* [Goal]: Images are not part of the copy; write out the rest of the data exactly as given.

* [Source data]:
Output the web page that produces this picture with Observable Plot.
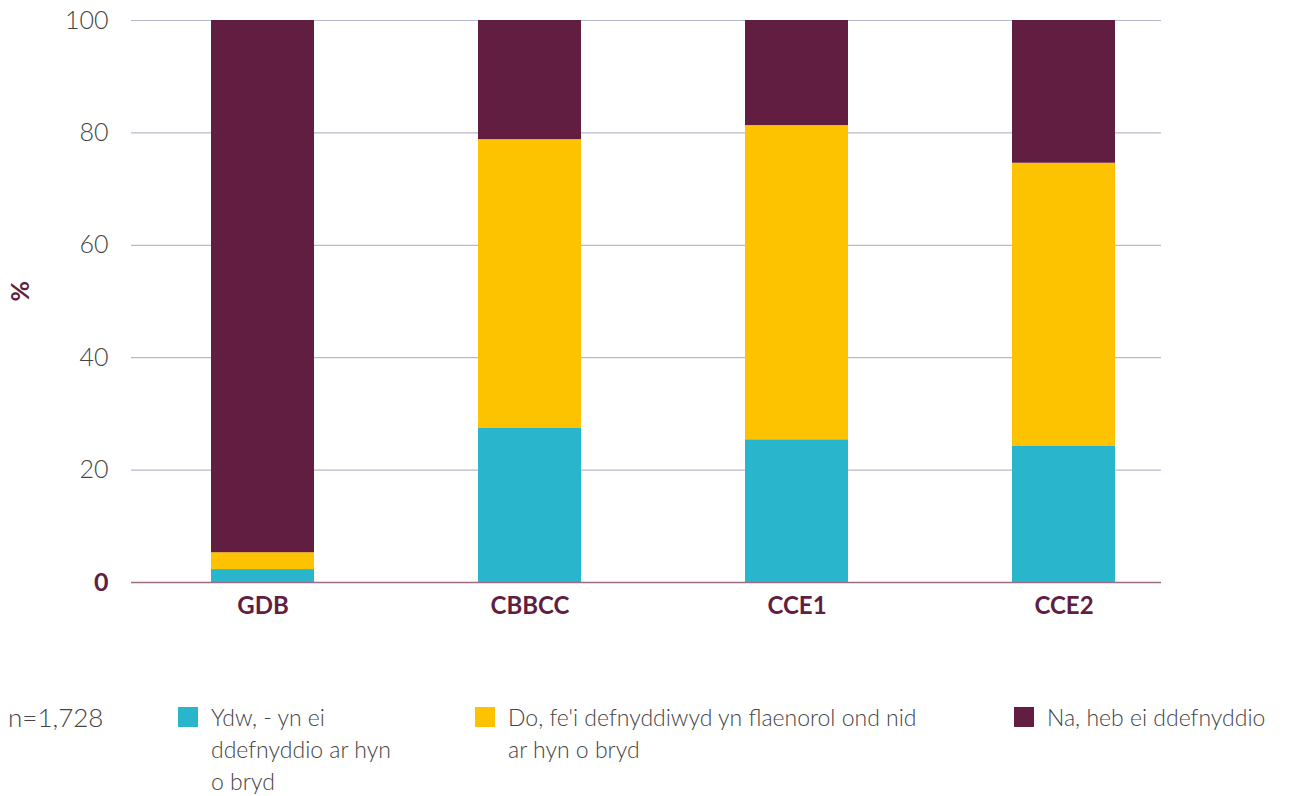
<!DOCTYPE html>
<html>
<head>
<meta charset="utf-8">
<script src="https://cdn.jsdelivr.net/npm/d3@7"></script>
<script src="https://cdn.jsdelivr.net/npm/@observablehq/plot@0.6"></script>
<style>
  body { margin: 0; background: #fff; font-family: Lato, "Open Sans", sans-serif; }
  #wrap { position: relative; width: 1290px; height: 796px; }
  #chart { position: absolute; left: 0; top: 0; }
  .legend-item { position: absolute; top: 701px; display: flex; align-items: flex-start; font-size: 23px; line-height: 32px; color: #444; font-weight: 300; }
  .sw { width: 20px; height: 20px; flex: none; margin-top: 6px; margin-right: 13px; }
  #ncount { position: absolute; left: 8px; top: 701px; font-size: 26px; line-height: 32px; color: #444; font-weight: 300; }
</style>
</head>
<body>
<div id="wrap">
  <div id="chart"></div>
  <div id="ncount"></div>
</div>
<script>
const categories = ["GDB", "CBBCC", "CCE1", "CCE2"];
const seriesNames = [
  "Ydw, - yn ei ddefnyddio ar hyn o bryd",
  "Do, fe'i defnyddiwyd yn flaenorol ond nid ar hyn o bryd",
  "Na, heb ei ddefnyddio"
];
const ydwValues = [2.3, 27.5, 25.4, 24.2];
const doValues = [3.0, 51.3, 55.9, 50.4];
const naValues = [94.7, 21.2, 18.7, 25.4];
const seriesColors = ["#29b6cd", "#fdc300", "#611e40"];
const yTicks = [0, 20, 40, 60, 80, 100];
const nLabel = "n=1,728";

const purple = "#611e40";
const seriesValues = [ydwValues, doValues, naValues];
const data = [];
seriesNames.forEach((s, si) => {
  categories.forEach((c, ci) => {
    data.push({category: c, series: s, value: seriesValues[si][ci]});
  });
});

const W = 1290, H = 650;
const chart = Plot.plot({
  width: W,
  height: H,
  marginLeft: 131,
  marginRight: 129,
  marginTop: 20,
  marginBottom: H - 582,
  style: {fontFamily: "Lato, 'Open Sans', sans-serif", background: "transparent"},
  x: {domain: categories, range: [45, 1281], padding: 0.614, label: null},
  y: {domain: [0, 100], label: null},
  color: {domain: seriesNames, range: seriesColors},
  marks: [
    Plot.gridY(yTicks.filter(t => t > 0), {stroke: "#b6bacb", strokeOpacity: 1, strokeWidth: 1.2}),
    Plot.barY(data, {x: "category", y: "value", fill: "series", z: "series", order: seriesNames}),
    Plot.ruleY([0], {stroke: "#9c6e86", strokeWidth: 1.5}),
    Plot.axisY(yTicks.filter(t => t > 0), {tickSize: 0, tickPadding: 23, fontSize: 25, fill: "#444", fontWeight: 300, label: null}),
    Plot.axisY([0], {tickSize: 0, tickPadding: 23, fontSize: 25, fill: purple, fontWeight: "bold", label: null}),
    Plot.axisX({tickSize: 0, tickPadding: 14, fontSize: 24, fill: purple, fontWeight: "bold", label: null}),
    Plot.text(["%"], {frameAnchor: "left", dx: -111, rotate: -90, fontWeight: "bold", fill: purple, fontSize: 25})
  ]
});
document.getElementById("chart").appendChild(chart);
document.getElementById("ncount").textContent = nLabel;

const legendLefts = [178, 475, 1014];
const legendWidths = [218, 453, 276];
const wrap = document.getElementById("wrap");
seriesNames.forEach((s, i) => {
  const item = document.createElement("div");
  item.className = "legend-item";
  item.style.left = legendLefts[i] + "px";
  item.style.width = legendWidths[i] + "px";
  const sw = document.createElement("div");
  sw.className = "sw";
  sw.style.background = seriesColors[i];
  const tx = document.createElement("div");
  tx.textContent = s;
  item.appendChild(sw);
  item.appendChild(tx);
  wrap.appendChild(item);
});
</script>
</body>
</html>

* [Worked answer]:
Output the web page that produces this picture with Observable Plot.
<!DOCTYPE html>
<html>
<head>
<meta charset="utf-8">
<script src="https://cdn.jsdelivr.net/npm/d3@7"></script>
<script src="https://cdn.jsdelivr.net/npm/@observablehq/plot@0.6"></script>
<style>
  body { margin: 0; background: #fff; font-family: Lato, "Open Sans", sans-serif; }
  #wrap { position: relative; width: 1290px; height: 796px; }
  #chart { position: absolute; left: 0; top: 0; }
  .legend-item { position: absolute; top: 701px; display: flex; align-items: flex-start; font-size: 23px; line-height: 32px; color: #444; font-weight: 300; }
  .sw { width: 20px; height: 20px; flex: none; margin-top: 6px; margin-right: 13px; }
  #ncount { position: absolute; left: 8px; top: 701px; font-size: 26px; line-height: 32px; color: #444; font-weight: 300; }
</style>
</head>
<body>
<div id="wrap">
  <div id="chart"></div>
  <div id="ncount"></div>
</div>
<script>
const categories = ["GDB", "CBBCC", "CCE1", "CCE2"];
const seriesNames = [
  "Ydw, - yn ei ddefnyddio ar hyn o bryd",
  "Do, fe'i defnyddiwyd yn flaenorol ond nid ar hyn o bryd",
  "Na, heb ei ddefnyddio"
];
const ydwValues = [2.3, 27.5, 25.4, 24.2];
const doValues = [3.0, 51.3, 55.9, 50.4];
const naValues = [94.7, 21.2, 18.7, 25.4];
const seriesColors = ["#29b6cd", "#fdc300", "#611e40"];
const yTicks = [0, 20, 40, 60, 80, 100];
const nLabel = "n=1,728";

const purple = "#611e40";
const seriesValues = [ydwValues, doValues, naValues];
const data = [];
seriesNames.forEach((s, si) => {
  categories.forEach((c, ci) => {
    data.push({category: c, series: s, value: seriesValues[si][ci]});
  });
});

const W = 1290, H = 650;
const chart = Plot.plot({
  width: W,
  height: H,
  marginLeft: 131,
  marginRight: 129,
  marginTop: 20,
  marginBottom: H - 582,
  style: {fontFamily: "Lato, 'Open Sans', sans-serif", background: "transparent"},
  x: {domain: categories, range: [45, 1281], padding: 0.614, label: null},
  y: {domain: [0, 100], label: null},
  color: {domain: seriesNames, range: seriesColors},
  marks: [
    Plot.gridY(yTicks.filter(t => t > 0), {stroke: "#b6bacb", strokeOpacity: 1, strokeWidth: 1.2}),
    Plot.barY(data, {x: "category", y: "value", fill: "series", z: "series", order: seriesNames}),
    Plot.ruleY([0], {stroke: "#9c6e86", strokeWidth: 1.5}),
    Plot.axisY(yTicks.filter(t => t > 0), {tickSize: 0, tickPadding: 23, fontSize: 25, fill: "#444", fontWeight: 300, label: null}),
    Plot.axisY([0], {tickSize: 0, tickPadding: 23, fontSize: 25, fill: purple, fontWeight: "bold", label: null}),
    Plot.axisX({tickSize: 0, tickPadding: 14, fontSize: 24, fill: purple, fontWeight: "bold", label: null}),
    Plot.text(["%"], {frameAnchor: "left", dx: -111, rotate: -90, fontWeight: "bold", fill: purple, fontSize: 25})
  ]
});
document.getElementById("chart").appendChild(chart);
document.getElementById("ncount").textContent = nLabel;

const legendLefts = [178, 475, 1014];
const legendWidths = [218, 453, 276];
const wrap = document.getElementById("wrap");
seriesNames.forEach((s, i) => {
  const item = document.createElement("div");
  item.className = "legend-item";
  item.style.left = legendLefts[i] + "px";
  item.style.width = legendWidths[i] + "px";
  const sw = document.createElement("div");
  sw.className = "sw";
  sw.style.background = seriesColors[i];
  const tx = document.createElement("div");
  tx.textContent = s;
  item.appendChild(sw);
  item.appendChild(tx);
  wrap.appendChild(item);
});
</script>
</body>
</html>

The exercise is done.